Earlier this month, the Committee Chair of the Coppell Farmers Market, Karen Pearsall-Gillham, sat on the border of the new Learning Garden at the Farmers Market with a dozen or so local children. She was passing around a few onions purchased from a farmer just that morning. Karen asked her audience of excitable kiddos “can you all help me find the baby onion plants?” For many of these children it was their first time to consider that an onion grows in the ground. This is one example of how Farm-Based Education helps children to learn where their food comes from.
Farm-Based Education, have you heard of it? As local food production becomes more popular, small farms are on the rise and so is the opportunity to teach from and about them. When one thinks about farm education they may think about the song “Old McDonald”. This new term has been coined to encompass so much more than the generic children’s book that depicts rows of corn and pigs in a mud puddle.
According to the Farm-Based Education Association the term names “a form of experiential, interdisciplinary education that connects people to the environment, their community, and the role of agriculture in our lives.”
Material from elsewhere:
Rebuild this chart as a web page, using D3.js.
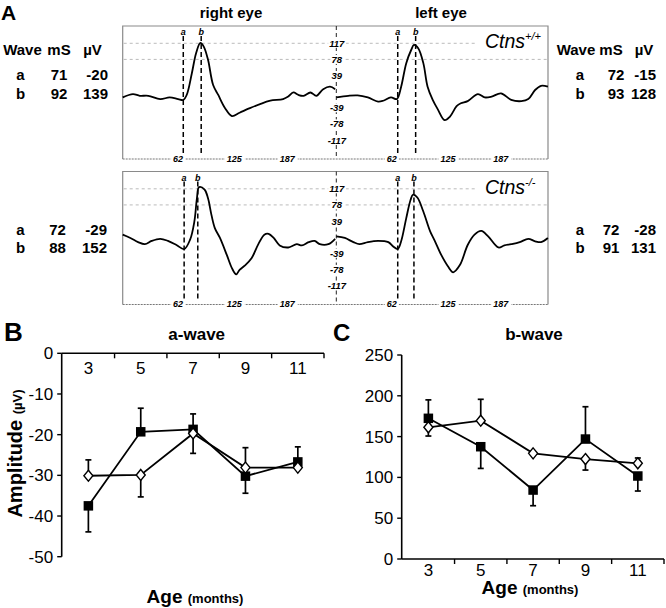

Offering this sort of education is high on the agenda of the Coppell Farmers Market. The first children’s class at the new Learning Garden– installed last winter in partnership with the Coppell Parks & Rec department– will take place on March 26th! The class will kick off with story time at 9:30am, followed by planting demonstration & garden craft.
More upcoming educational events at the Coppell Farmers Market:
- “What’s Growing?” –scheduled to take place every market day at 10:30am, a time for children to come together at the Learning Garden to find out what’s growing.
- Market to Kitchen Chef Demonstrations- the first of the season scheduled on April 30th at 10am.